We passed from the department of the Sarthe into that
of Loir-et-Cher, going on until we reached a little place called
Ville-aux-Cleros, where we spent the night under uncomfortable conditions,
for it snowed. Early the following day we set out again, and, leaving
Vendome a couple of miles or so away on our right, we passed Freteval and
camped on the outskirts of the forest of Marchenoir.
The night proved bitterly cold, the temperature being some fourteen
degrees (centigrade) below freezing-point. I slept huddled up in a van,
but the men generally were under canvas, and there was very little straw
for them to lie upon, in such wise that in the morning some of them
actually found their garments frost-bound to the ground!
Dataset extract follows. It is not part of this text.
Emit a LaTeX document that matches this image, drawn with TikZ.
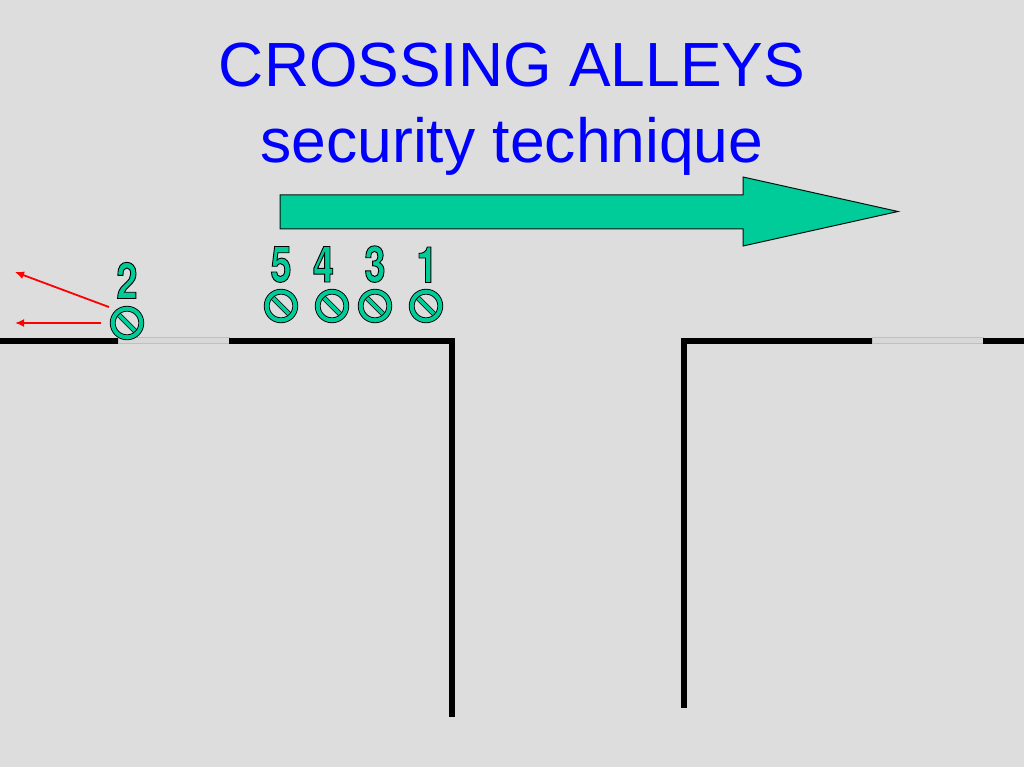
\documentclass[tikz,border=0pt]{standalone}
\usepackage{fontspec}
\setmainfont{Liberation Sans}
\newfontfamily\digitfont[FakeStretch=0.76]{TeX Gyre Heros}
\usepackage{xcolor}
\usetikzlibrary{arrows.meta}
\definecolor{mybg}{RGB}{221,221,221}
\definecolor{mygreen}{RGB}{0,204,153}
\definecolor{myblue}{RGB}{0,0,255}
\definecolor{myred}{RGB}{255,0,0}
\definecolor{mywindow}{RGB}{216,216,216}
\newcommand{\outlined}[1]{\special{pdf:code 2 Tr 0 0 0 RG 0.9 w}#1\special{pdf:code 0 Tr}}
\tikzset{
titletext/.style={anchor=base,inner sep=0pt,text=myblue,font=\fontsize{62.4}{70}\selectfont},
digit/.style={anchor=base,inner sep=0pt,text=mygreen,font=\digitfont\bfseries\fontsize{50}{50}\selectfont},
sign/.style={circle,inner sep=0pt,minimum size=28.6,draw=black,line width=0.9,double=mygreen,double distance=4,
  path picture={\draw[black,line width=5.2] (path picture bounding box.north west) -- (path picture bounding box.south east);
  \draw[mygreen,line width=3.6] (path picture bounding box.north west) -- (path picture bounding box.south east);}},
wall/.style={line width=6,color=black},
window/.style={draw=black!25,fill=mywindow,line width=0.6},
shot/.style={-{Latex[length=9,width=8]},color=myred,line width=1.8},
}
\begin{document}
\begin{tikzpicture}[x=1pt,y=-1pt]
\useasboundingbox (0,0) rectangle (1024,767);
\fill[color=mybg] (0,0) rectangle (1024,767);

\node[titletext] (title1) at (512,87) {CROSSING ALLEYS};
\node[titletext] (title2) at (512,163) {security technique};

% big arrow
\coordinate (P1) at (280,195);
\coordinate (P2) at (743,195);
\coordinate (P3) at (743,177);
\coordinate (P4) at (898,211.5);
\coordinate (P5) at (743,246);
\coordinate (P6) at (743,229);
\coordinate (P7) at (280,229);
\draw[fill=mygreen,line width=1,draw=black!90!mygreen] (P1) -- (P2) -- (P3) -- (P4) -- (P5) -- (P6) -- (P7) -- cycle;

% walls
\coordinate (W1) at (0,340.5);
\coordinate (W2) at (118,340.5);
\coordinate (W3) at (229,340.5);
\coordinate (W4) at (455,340.5);
\coordinate (W5) at (452,340);
\coordinate (W6) at (452,717);
\coordinate (W7) at (684,340);
\coordinate (W8) at (684,708);
\coordinate (W9) at (681,340.5);
\coordinate (W10) at (872,340.5);
\coordinate (W11) at (983,340.5);
\coordinate (W12) at (1024,340.5);
\draw[window] (118,337.5) rectangle (229,343.5);
\draw[window] (872,337.5) rectangle (983,343.5);
\draw[wall] (W1) -- (W2);
\draw[wall] (W3) -- (W4);
\draw[wall] (W5) -- (W6);
\draw[wall] (W7) -- (W8);
\draw[wall] (W9) -- (W10);
\draw[wall] (W11) -- (W12);

% men
\node[sign] (s2) at (127,323) {};
\node[sign] (s5) at (281,306) {};
\node[sign] (s4) at (332,306) {};
\node[sign] (s3) at (375,306) {};
\node[sign] (s1) at (426,306) {};

\node[digit] (d2) at (127,298.5) {\outlined{2}};
\node[digit] (d5) at (281,282) {\outlined{5}};
\node[digit] (d4) at (323.5,282) {\outlined{4}};
\node[digit] (d3) at (375,282) {\outlined{3}};
\node[digit] (d1) at (427,282.5) {\outlined{1}};

% fields of fire
\coordinate (A1) at (15,272);
\coordinate (A2) at (15,323);
\draw[shot] (s2.135) ++(-7.5,-5.5) -- (A1);
\draw[shot] (s2.180) ++(-11,0) -- (A2);
\end{tikzpicture}
\end{document}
Throughout the
night of the 10th we heard guns booming in the distance. On the 11th, the
12th, and the 13th December we were continually marching, always going in
the direction of the guns. We went from Ecoman to Moree, to Saint
Hilaire-la-Gravelle, and thence to the Chateau de Rougemont near
Freteval, a spot famous as the scene of a victory gained by our Richard
Coeur-de-Lion over Philip Augustus. The more or less distant artillery
fire was incessant both by day and by night; but we were only supporting
other divisions of the corps, and did not find ourselves actually engaged.